* _Task to carry out_
Give the material once more, word for word, without any images.

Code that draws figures
● ● ● ● ● ● ●
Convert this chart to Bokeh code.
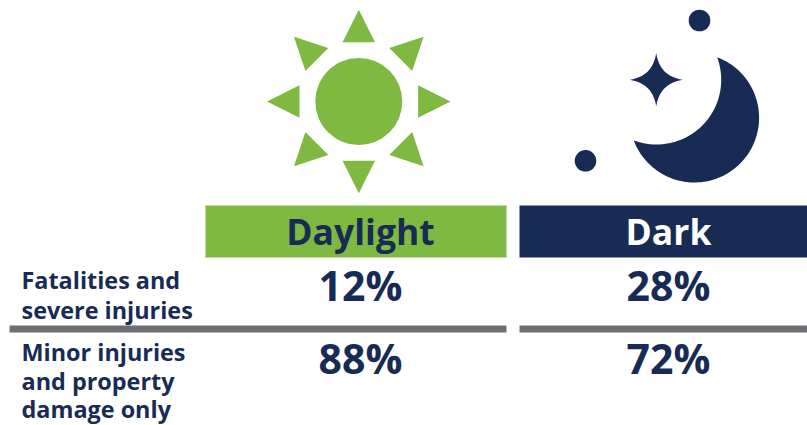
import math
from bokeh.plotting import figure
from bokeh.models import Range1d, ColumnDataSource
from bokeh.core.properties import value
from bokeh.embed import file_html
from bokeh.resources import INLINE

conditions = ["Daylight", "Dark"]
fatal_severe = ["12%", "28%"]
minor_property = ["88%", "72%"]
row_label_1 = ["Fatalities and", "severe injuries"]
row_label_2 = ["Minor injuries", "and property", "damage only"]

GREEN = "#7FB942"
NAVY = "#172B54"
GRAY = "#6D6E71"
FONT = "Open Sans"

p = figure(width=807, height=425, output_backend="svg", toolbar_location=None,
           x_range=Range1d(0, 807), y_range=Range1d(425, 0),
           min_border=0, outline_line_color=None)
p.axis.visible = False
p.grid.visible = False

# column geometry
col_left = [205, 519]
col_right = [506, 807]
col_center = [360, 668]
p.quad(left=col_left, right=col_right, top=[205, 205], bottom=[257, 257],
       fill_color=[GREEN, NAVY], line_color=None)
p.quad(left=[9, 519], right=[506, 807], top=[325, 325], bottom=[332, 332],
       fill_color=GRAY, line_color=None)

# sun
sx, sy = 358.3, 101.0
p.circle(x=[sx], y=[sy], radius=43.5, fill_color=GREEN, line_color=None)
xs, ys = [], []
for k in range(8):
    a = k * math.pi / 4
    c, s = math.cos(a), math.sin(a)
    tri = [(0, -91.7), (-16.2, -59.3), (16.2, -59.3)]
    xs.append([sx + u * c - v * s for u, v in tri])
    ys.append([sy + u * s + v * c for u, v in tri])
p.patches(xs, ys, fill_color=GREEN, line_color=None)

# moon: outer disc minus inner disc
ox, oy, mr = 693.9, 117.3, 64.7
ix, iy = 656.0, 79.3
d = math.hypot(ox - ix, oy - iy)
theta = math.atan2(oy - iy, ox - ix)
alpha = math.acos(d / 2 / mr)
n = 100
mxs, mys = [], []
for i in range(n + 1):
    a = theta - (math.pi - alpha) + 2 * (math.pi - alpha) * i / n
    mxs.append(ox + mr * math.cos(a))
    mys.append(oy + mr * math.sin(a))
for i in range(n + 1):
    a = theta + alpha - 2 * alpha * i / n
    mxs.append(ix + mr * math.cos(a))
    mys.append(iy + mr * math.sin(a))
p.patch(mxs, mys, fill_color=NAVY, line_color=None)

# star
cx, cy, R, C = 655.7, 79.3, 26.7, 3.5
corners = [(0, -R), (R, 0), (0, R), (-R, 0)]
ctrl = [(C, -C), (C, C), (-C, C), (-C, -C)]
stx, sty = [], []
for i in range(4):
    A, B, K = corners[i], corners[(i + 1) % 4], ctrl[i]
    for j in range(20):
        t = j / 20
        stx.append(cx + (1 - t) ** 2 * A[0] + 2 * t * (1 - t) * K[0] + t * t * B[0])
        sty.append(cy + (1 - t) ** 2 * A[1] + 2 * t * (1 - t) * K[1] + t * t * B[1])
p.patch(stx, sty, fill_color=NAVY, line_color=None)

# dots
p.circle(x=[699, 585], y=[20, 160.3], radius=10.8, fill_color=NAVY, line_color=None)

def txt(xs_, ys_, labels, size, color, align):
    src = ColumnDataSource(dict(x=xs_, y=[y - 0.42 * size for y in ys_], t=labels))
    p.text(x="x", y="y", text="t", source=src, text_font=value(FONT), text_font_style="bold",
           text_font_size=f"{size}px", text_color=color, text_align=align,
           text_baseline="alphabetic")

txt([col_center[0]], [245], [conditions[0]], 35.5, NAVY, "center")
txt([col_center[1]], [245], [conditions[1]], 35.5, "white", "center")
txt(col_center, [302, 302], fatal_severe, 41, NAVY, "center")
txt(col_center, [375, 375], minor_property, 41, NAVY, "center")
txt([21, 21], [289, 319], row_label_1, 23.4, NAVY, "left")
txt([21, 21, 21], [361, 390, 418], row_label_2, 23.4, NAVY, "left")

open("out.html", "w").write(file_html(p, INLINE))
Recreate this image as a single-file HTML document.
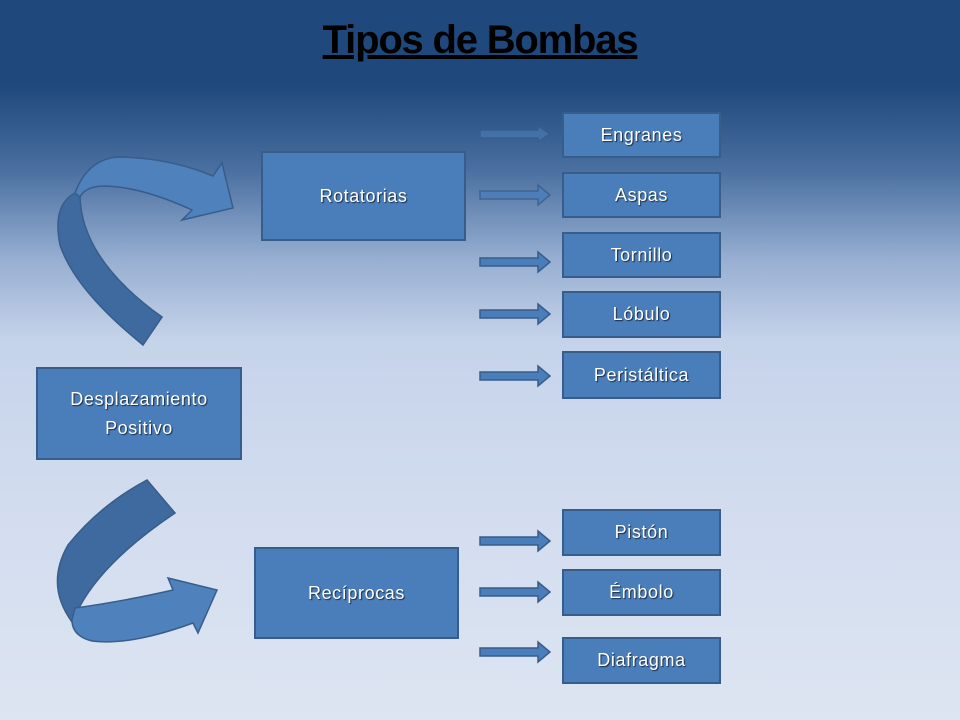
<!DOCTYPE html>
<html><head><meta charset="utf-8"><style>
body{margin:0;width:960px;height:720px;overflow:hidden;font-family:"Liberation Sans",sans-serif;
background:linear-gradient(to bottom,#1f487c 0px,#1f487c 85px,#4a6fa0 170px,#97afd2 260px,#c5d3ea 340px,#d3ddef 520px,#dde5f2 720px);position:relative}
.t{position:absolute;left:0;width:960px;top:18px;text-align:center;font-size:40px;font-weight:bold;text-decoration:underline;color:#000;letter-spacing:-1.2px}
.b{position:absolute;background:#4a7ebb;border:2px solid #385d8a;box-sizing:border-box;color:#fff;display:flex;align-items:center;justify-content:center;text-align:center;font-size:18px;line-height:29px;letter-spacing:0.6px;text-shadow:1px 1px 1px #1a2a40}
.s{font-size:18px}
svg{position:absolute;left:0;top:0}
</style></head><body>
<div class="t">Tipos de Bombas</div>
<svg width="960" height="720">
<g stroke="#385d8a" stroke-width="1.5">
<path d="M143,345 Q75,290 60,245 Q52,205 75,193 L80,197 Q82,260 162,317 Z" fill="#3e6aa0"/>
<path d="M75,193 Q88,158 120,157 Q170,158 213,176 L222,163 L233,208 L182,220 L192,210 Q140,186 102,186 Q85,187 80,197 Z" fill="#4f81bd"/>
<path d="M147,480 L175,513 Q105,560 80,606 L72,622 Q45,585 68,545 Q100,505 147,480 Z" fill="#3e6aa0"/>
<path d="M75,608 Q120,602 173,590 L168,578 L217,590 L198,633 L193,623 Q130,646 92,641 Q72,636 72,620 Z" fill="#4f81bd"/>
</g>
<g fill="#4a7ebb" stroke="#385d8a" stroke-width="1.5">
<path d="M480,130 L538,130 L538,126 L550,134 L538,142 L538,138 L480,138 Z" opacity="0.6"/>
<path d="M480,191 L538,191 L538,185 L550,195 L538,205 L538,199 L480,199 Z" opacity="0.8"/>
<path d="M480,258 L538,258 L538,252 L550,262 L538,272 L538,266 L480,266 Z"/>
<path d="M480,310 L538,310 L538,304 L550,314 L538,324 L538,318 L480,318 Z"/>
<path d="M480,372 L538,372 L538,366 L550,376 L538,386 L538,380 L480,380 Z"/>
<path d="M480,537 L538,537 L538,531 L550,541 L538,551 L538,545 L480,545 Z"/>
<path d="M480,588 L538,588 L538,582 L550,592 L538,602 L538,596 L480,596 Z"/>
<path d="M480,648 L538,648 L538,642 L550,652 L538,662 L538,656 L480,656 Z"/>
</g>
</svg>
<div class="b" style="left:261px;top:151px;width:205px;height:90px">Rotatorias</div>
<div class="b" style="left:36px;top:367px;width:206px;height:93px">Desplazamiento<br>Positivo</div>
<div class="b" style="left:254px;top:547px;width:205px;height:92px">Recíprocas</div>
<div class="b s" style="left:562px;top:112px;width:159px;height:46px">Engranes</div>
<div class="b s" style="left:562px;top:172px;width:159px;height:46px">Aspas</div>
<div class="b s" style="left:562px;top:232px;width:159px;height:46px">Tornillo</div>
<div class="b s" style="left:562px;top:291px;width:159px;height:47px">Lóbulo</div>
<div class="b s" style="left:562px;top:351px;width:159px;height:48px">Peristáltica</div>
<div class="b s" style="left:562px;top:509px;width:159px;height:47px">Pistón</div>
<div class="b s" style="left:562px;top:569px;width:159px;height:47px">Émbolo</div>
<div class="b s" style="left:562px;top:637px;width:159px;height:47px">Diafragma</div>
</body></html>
● ● ● ● ● ● ●
* _In response_
Convert this chart to Bokeh code.
import math
from bokeh.plotting import figure
from bokeh.models import Range1d, ColumnDataSource
from bokeh.core.properties import value
from bokeh.embed import file_html
from bokeh.resources import INLINE

conditions = ["Daylight", "Dark"]
fatal_severe = ["12%", "28%"]
minor_property = ["88%", "72%"]
row_label_1 = ["Fatalities and", "severe injuries"]
row_label_2 = ["Minor injuries", "and property", "damage only"]

GREEN = "#7FB942"
NAVY = "#172B54"
GRAY = "#6D6E71"
FONT = "Open Sans"

p = figure(width=807, height=425, output_backend="svg", toolbar_location=None,
           x_range=Range1d(0, 807), y_range=Range1d(425, 0),
           min_border=0, outline_line_color=None)
p.axis.visible = False
p.grid.visible = False

# column geometry
col_left = [205, 519]
col_right = [506, 807]
col_center = [360, 668]
p.quad(left=col_left, right=col_right, top=[205, 205], bottom=[257, 257],
       fill_color=[GREEN, NAVY], line_color=None)
p.quad(left=[9, 519], right=[506, 807], top=[325, 325], bottom=[332, 332],
       fill_color=GRAY, line_color=None)

# sun
sx, sy = 358.3, 101.0
p.circle(x=[sx], y=[sy], radius=43.5, fill_color=GREEN, line_color=None)
xs, ys = [], []
for k in range(8):
    a = k * math.pi / 4
    c, s = math.cos(a), math.sin(a)
    tri = [(0, -91.7), (-16.2, -59.3), (16.2, -59.3)]
    xs.append([sx + u * c - v * s for u, v in tri])
    ys.append([sy + u * s + v * c for u, v in tri])
p.patches(xs, ys, fill_color=GREEN, line_color=None)

# moon: outer disc minus inner disc
ox, oy, mr = 693.9, 117.3, 64.7
ix, iy = 656.0, 79.3
d = math.hypot(ox - ix, oy - iy)
theta = math.atan2(oy - iy, ox - ix)
alpha = math.acos(d / 2 / mr)
n = 100
mxs, mys = [], []
for i in range(n + 1):
    a = theta - (math.pi - alpha) + 2 * (math.pi - alpha) * i / n
    mxs.append(ox + mr * math.cos(a))
    mys.append(oy + mr * math.sin(a))
for i in range(n + 1):
    a = theta + alpha - 2 * alpha * i / n
    mxs.append(ix + mr * math.cos(a))
    mys.append(iy + mr * math.sin(a))
p.patch(mxs, mys, fill_color=NAVY, line_color=None)

# star
cx, cy, R, C = 655.7, 79.3, 26.7, 3.5
corners = [(0, -R), (R, 0), (0, R), (-R, 0)]
ctrl = [(C, -C), (C, C), (-C, C), (-C, -C)]
stx, sty = [], []
for i in range(4):
    A, B, K = corners[i], corners[(i + 1) % 4], ctrl[i]
    for j in range(20):
        t = j / 20
        stx.append(cx + (1 - t) ** 2 * A[0] + 2 * t * (1 - t) * K[0] + t * t * B[0])
        sty.append(cy + (1 - t) ** 2 * A[1] + 2 * t * (1 - t) * K[1] + t * t * B[1])
p.patch(stx, sty, fill_color=NAVY, line_color=None)

# dots
p.circle(x=[699, 585], y=[20, 160.3], radius=10.8, fill_color=NAVY, line_color=None)

def txt(xs_, ys_, labels, size, color, align):
    src = ColumnDataSource(dict(x=xs_, y=[y - 0.42 * size for y in ys_], t=labels))
    p.text(x="x", y="y", text="t", source=src, text_font=value(FONT), text_font_style="bold",
           text_font_size=f"{size}px", text_color=color, text_align=align,
           text_baseline="alphabetic")

txt([col_center[0]], [245], [conditions[0]], 35.5, NAVY, "center")
txt([col_center[1]], [245], [conditions[1]], 35.5, "white", "center")
txt(col_center, [302, 302], fatal_severe, 41, NAVY, "center")
txt(col_center, [375, 375], minor_property, 41, NAVY, "center")
txt([21, 21], [289, 319], row_label_1, 23.4, NAVY, "left")
txt([21, 21, 21], [361, 390, 418], row_label_2, 23.4, NAVY, "left")

open("out.html", "w").write(file_html(p, INLINE))
Recreate this image as a single-file HTML document.
<!DOCTYPE html>
<html><head><meta charset="utf-8"><style>
body{margin:0;width:960px;height:720px;overflow:hidden;font-family:"Liberation Sans",sans-serif;
background:linear-gradient(to bottom,#1f487c 0px,#1f487c 85px,#4a6fa0 170px,#97afd2 260px,#c5d3ea 340px,#d3ddef 520px,#dde5f2 720px);position:relative}
.t{position:absolute;left:0;width:960px;top:18px;text-align:center;font-size:40px;font-weight:bold;text-decoration:underline;color:#000;letter-spacing:-1.2px}
.b{position:absolute;background:#4a7ebb;border:2px solid #385d8a;box-sizing:border-box;color:#fff;display:flex;align-items:center;justify-content:center;text-align:center;font-size:18px;line-height:29px;letter-spacing:0.6px;text-shadow:1px 1px 1px #1a2a40}
.s{font-size:18px}
svg{position:absolute;left:0;top:0}
</style></head><body>
<div class="t">Tipos de Bombas</div>
<svg width="960" height="720">
<g stroke="#385d8a" stroke-width="1.5">
<path d="M143,345 Q75,290 60,245 Q52,205 75,193 L80,197 Q82,260 162,317 Z" fill="#3e6aa0"/>
<path d="M75,193 Q88,158 120,157 Q170,158 213,176 L222,163 L233,208 L182,220 L192,210 Q140,186 102,186 Q85,187 80,197 Z" fill="#4f81bd"/>
<path d="M147,480 L175,513 Q105,560 80,606 L72,622 Q45,585 68,545 Q100,505 147,480 Z" fill="#3e6aa0"/>
<path d="M75,608 Q120,602 173,590 L168,578 L217,590 L198,633 L193,623 Q130,646 92,641 Q72,636 72,620 Z" fill="#4f81bd"/>
</g>
<g fill="#4a7ebb" stroke="#385d8a" stroke-width="1.5">
<path d="M480,130 L538,130 L538,126 L550,134 L538,142 L538,138 L480,138 Z" opacity="0.6"/>
<path d="M480,191 L538,191 L538,185 L550,195 L538,205 L538,199 L480,199 Z" opacity="0.8"/>
<path d="M480,258 L538,258 L538,252 L550,262 L538,272 L538,266 L480,266 Z"/>
<path d="M480,310 L538,310 L538,304 L550,314 L538,324 L538,318 L480,318 Z"/>
<path d="M480,372 L538,372 L538,366 L550,376 L538,386 L538,380 L480,380 Z"/>
<path d="M480,537 L538,537 L538,531 L550,541 L538,551 L538,545 L480,545 Z"/>
<path d="M480,588 L538,588 L538,582 L550,592 L538,602 L538,596 L480,596 Z"/>
<path d="M480,648 L538,648 L538,642 L550,652 L538,662 L538,656 L480,656 Z"/>
</g>
</svg>
<div class="b" style="left:261px;top:151px;width:205px;height:90px">Rotatorias</div>
<div class="b" style="left:36px;top:367px;width:206px;height:93px">Desplazamiento<br>Positivo</div>
<div class="b" style="left:254px;top:547px;width:205px;height:92px">Recíprocas</div>
<div class="b s" style="left:562px;top:112px;width:159px;height:46px">Engranes</div>
<div class="b s" style="left:562px;top:172px;width:159px;height:46px">Aspas</div>
<div class="b s" style="left:562px;top:232px;width:159px;height:46px">Tornillo</div>
<div class="b s" style="left:562px;top:291px;width:159px;height:47px">Lóbulo</div>
<div class="b s" style="left:562px;top:351px;width:159px;height:48px">Peristáltica</div>
<div class="b s" style="left:562px;top:509px;width:159px;height:47px">Pistón</div>
<div class="b s" style="left:562px;top:569px;width:159px;height:47px">Émbolo</div>
<div class="b s" style="left:562px;top:637px;width:159px;height:47px">Diafragma</div>
</body></html>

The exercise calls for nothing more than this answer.